In the Yom Kippur War, Israel saw an unexpectedly high number of its soldiers fighting personal breakdown, from conversion symptoms (paralysis of a healthy leg, for example) to panic, amnesia and other classic reactions of "battle shock." Some of the effects were new to Israelis. The need to abandon wounded comrades on the field during the heavy and continuous fighting, a denial of the Israeli army's code of behavior, was shattering. One Israeli machine gunner shot down so many Arabs that he fled in panic, obsessed by the idea of a pile of corpses blotting out the sun. Another soldier, unhurt when his halftrack was blown up, broke down because the machine had been his home and sole reference point in five days of fighting.
Civilian stress took different forms.
One woman developed infantile anger when her pilot husband was killed--she had loved the "strong" pilot and could not accept his "weakness" in getting killed.

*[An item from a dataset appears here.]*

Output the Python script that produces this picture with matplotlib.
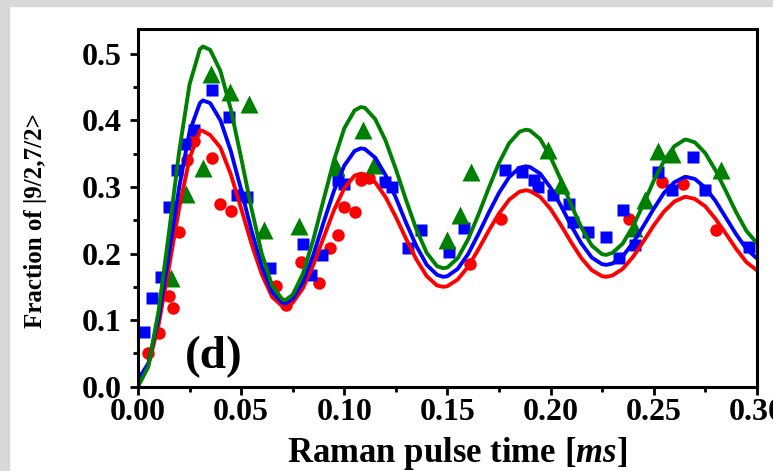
import numpy as np
import matplotlib
matplotlib.use("Agg")
from matplotlib import pyplot as plt
from matplotlib.ticker import MultipleLocator, FormatStrFormatter
from matplotlib.patches import Rectangle

# measured points (time in ms, fraction)
red_t = [0.005, 0.010, 0.015, 0.017, 0.020, 0.024, 0.027, 0.036, 0.040, 0.045,
         0.067, 0.072, 0.079, 0.088, 0.093, 0.097, 0.100, 0.105, 0.108, 0.112,
         0.161, 0.176, 0.238, 0.254, 0.264, 0.280]
red_y = [0.050, 0.081, 0.136, 0.118, 0.232, 0.340, 0.369, 0.343, 0.275, 0.264,
         0.152, 0.123, 0.188, 0.156, 0.208, 0.228, 0.270, 0.263, 0.311, 0.314,
         0.185, 0.252, 0.252, 0.308, 0.305, 0.236]

blue_t = [0.003, 0.007, 0.011, 0.015, 0.019, 0.023, 0.027, 0.036, 0.044, 0.048,
          0.053, 0.064, 0.080, 0.084, 0.089, 0.097, 0.100, 0.120, 0.123, 0.131,
          0.137, 0.151, 0.158, 0.178, 0.186, 0.192, 0.194, 0.201, 0.209, 0.211,
          0.218, 0.227, 0.233, 0.235, 0.241, 0.252, 0.259, 0.269, 0.275, 0.296]
blue_y = [0.082, 0.133, 0.165, 0.270, 0.325, 0.365, 0.385, 0.445, 0.405, 0.288,
          0.285, 0.178, 0.215, 0.168, 0.198, 0.310, 0.305, 0.308, 0.300, 0.208,
          0.235, 0.203, 0.238, 0.325, 0.323, 0.310, 0.300, 0.288, 0.275, 0.248,
          0.233, 0.225, 0.193, 0.265, 0.213, 0.323, 0.295, 0.345, 0.295, 0.210]

green_t = [0.016, 0.0235, 0.0315, 0.0355, 0.0445, 0.054, 0.061, 0.078, 0.096, 0.109,
           0.1145, 0.150, 0.156, 0.1615, 0.199, 0.205, 0.2405, 0.246, 0.252, 0.259,
           0.2825]
green_y = [0.163, 0.290, 0.328, 0.470, 0.443, 0.425, 0.235, 0.241, 0.330, 0.385,
           0.333, 0.220, 0.258, 0.322, 0.355, 0.303, 0.238, 0.281, 0.354, 0.349,
           0.325]

# fitted curves (every 0.005 ms plus the turning points)
fit_t = [0.000, 0.005, 0.010, 0.015, 0.020, 0.025, 0.030, 0.0315,
         0.035, 0.040, 0.045, 0.050, 0.055, 0.060, 0.065, 0.070, 0.0715,
         0.075, 0.080, 0.085, 0.090, 0.095, 0.100, 0.105, 0.108,
         0.110, 0.115, 0.120, 0.125, 0.130, 0.135, 0.140, 0.145, 0.148,
         0.150, 0.155, 0.160, 0.165, 0.170, 0.175, 0.180, 0.185, 0.188,
         0.190, 0.195, 0.200, 0.205, 0.210, 0.215, 0.220, 0.225, 0.227,
         0.230, 0.235, 0.240, 0.245, 0.250, 0.255, 0.260, 0.265, 0.266,
         0.270, 0.275, 0.280, 0.285, 0.290, 0.295, 0.300]
red_fit = [0.010, 0.032, 0.093, 0.179, 0.269, 0.343, 0.385, 0.384,
           0.378, 0.359, 0.319, 0.268, 0.215, 0.169, 0.135, 0.121, 0.120,
           0.126, 0.148, 0.183, 0.224, 0.265, 0.298, 0.317, 0.320,
           0.319, 0.307, 0.285, 0.255, 0.222, 0.191, 0.166, 0.152, 0.150,
           0.151, 0.161, 0.180, 0.206, 0.234, 0.260, 0.281, 0.293, 0.295,
           0.294, 0.285, 0.267, 0.243, 0.217, 0.193, 0.175, 0.166, 0.165,
           0.167, 0.177, 0.195, 0.218, 0.242, 0.263, 0.278, 0.285, 0.285,
           0.282, 0.271, 0.252, 0.230, 0.207, 0.187, 0.175]
blue_fit = [0.010, 0.035, 0.103, 0.199, 0.300, 0.383, 0.426, 0.430,
            0.426, 0.400, 0.354, 0.296, 0.235, 0.181, 0.142, 0.126, 0.125,
            0.132, 0.157, 0.198, 0.247, 0.294, 0.332, 0.354, 0.358,
            0.357, 0.344, 0.318, 0.284, 0.246, 0.211, 0.183, 0.168, 0.165,
            0.166, 0.177, 0.199, 0.229, 0.261, 0.291, 0.315, 0.329, 0.331,
            0.330, 0.320, 0.299, 0.272, 0.242, 0.215, 0.194, 0.184, 0.183,
            0.185, 0.196, 0.216, 0.241, 0.267, 0.291, 0.307, 0.315, 0.315,
            0.312, 0.299, 0.279, 0.254, 0.229, 0.207, 0.193]
green_fit = [0.000, 0.030, 0.114, 0.231, 0.354, 0.454, 0.507, 0.511,
             0.506, 0.474, 0.417, 0.344, 0.268, 0.200, 0.152, 0.131, 0.130,
             0.138, 0.170, 0.221, 0.281, 0.340, 0.388, 0.415, 0.420,
             0.419, 0.402, 0.370, 0.327, 0.280, 0.236, 0.201, 0.181, 0.178,
             0.179, 0.193, 0.221, 0.258, 0.298, 0.336, 0.366, 0.383, 0.386,
             0.385, 0.372, 0.345, 0.311, 0.273, 0.239, 0.212, 0.199, 0.198,
             0.201, 0.215, 0.241, 0.274, 0.309, 0.339, 0.361, 0.371, 0.371,
             0.367, 0.351, 0.325, 0.294, 0.262, 0.234, 0.216]

serif = ['Liberation Serif', 'DejaVu Serif']
plt.rcParams['font.family'] = serif
plt.rcParams['mathtext.fontset'] = 'custom'
plt.rcParams['mathtext.rm'] = 'Liberation Serif:bold'
plt.rcParams['mathtext.it'] = 'Liberation Serif:italic:bold'
plt.rcParams['mathtext.bf'] = 'Liberation Serif:bold'

fig = plt.figure(figsize=(7.73, 4.71), dpi=100)
ax = fig.add_axes([0.1785, 0.179, 0.8005, 0.759])

# grey scan border on the left and top
fig.patches.append(Rectangle((0, 0), 9 / 773, 1, transform=fig.transFigure,
                             color='#d9d9d9', zorder=-1))
fig.patches.append(Rectangle((0, 1 - 6 / 471), 1, 6 / 471, transform=fig.transFigure,
                             color='#d9d9d9', zorder=-1))

ax.plot(red_t, red_y, 'o', color='#ff0000', ms=9, mec='none')
ax.plot(blue_t, blue_y, 's', color='#0000ff', ms=9, mec='none')
ax.plot(green_t, green_y, '^', color='#008000', ms=13, mec='none')

ax.plot(fit_t, red_fit, color='#ff0000', lw=2.8)
ax.plot(fit_t, blue_fit, color='#0000ff', lw=2.8)
ax.plot(fit_t, green_fit, color='#008000', lw=2.8)

ax.set_xlim(0, 0.30)
ax.set_ylim(0, 0.537)

ax.xaxis.set_major_locator(MultipleLocator(0.05))
ax.xaxis.set_minor_locator(MultipleLocator(0.025))
ax.yaxis.set_major_locator(MultipleLocator(0.1))
ax.yaxis.set_minor_locator(MultipleLocator(0.05))
ax.xaxis.set_major_formatter(FormatStrFormatter('%.2f'))
ax.yaxis.set_major_formatter(FormatStrFormatter('%.1f'))

for s in ax.spines.values():
    s.set_linewidth(2.2)
ax.tick_params(which='both', direction='out', width=2, top=False, right=False)
ax.tick_params(which='major', length=5.5, labelsize=23)
ax.tick_params(axis='x', which='major', pad=3)
ax.tick_params(axis='y', which='major', pad=6)
ax.tick_params(which='minor', length=3.5)
for lab in ax.get_xticklabels() + ax.get_yticklabels():
    lab.set_fontweight('bold')

ax.set_xlabel(r'Raman pulse time [$\mathit{ms}$]', fontsize=25, fontweight='bold')
ax.xaxis.set_label_coords(0.515, -0.135)
ax.set_ylabel('Fraction of |9/2,7/2>', fontsize=18, fontweight='bold')
ax.yaxis.set_label_coords(-0.147, 0.466)

ax.text(0.0367, 0.0445, '(d)', fontsize=34, fontweight='bold', ha='center', va='center')

fig.savefig('out.png', dpi=100)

Another pattern among war widows was guilt for embarrassing friends by "forcing" them to express sympathy.
During the Yom Kippur War, Israeli women tended to bypass emergency public service and plunge into household tasks to relieve anxieties about loved ones at the front. For a while, the fledgling women's liberation movement in Israel seemed almost snuffed out. Now it is growing again, but the current crisis has helped reinforce traditional sexual roles. A recent survey of women showed that 90% of them felt that females should not take combat positions in the army. Despite the near constant threat to national survival, women have not fought since 1948.
Lazarus, an American Jew, gently suggested that the Israelis' belief that they can master any situation may have produced some scapegoating after the Yom Kippur War. His reasoning: if a war goes badly, a people who deeply believe their fate is in their own hands have no one to blame but their leaders. He also feels that Israelis may be employing "middle knowledge"--a term which refers to the process by which a dying person suppresses knowledge of his predicament in order to maintain hope.
Middle knowledge or not, surveys reported at the conference show strong national morale. In late November, following the triple shock of 43% devaluation, Arafat's United Nations speech and the Bet She'an massacre, the number of Israelis who felt confident that they could cope with the dangers they faced rose from 78% to 85%.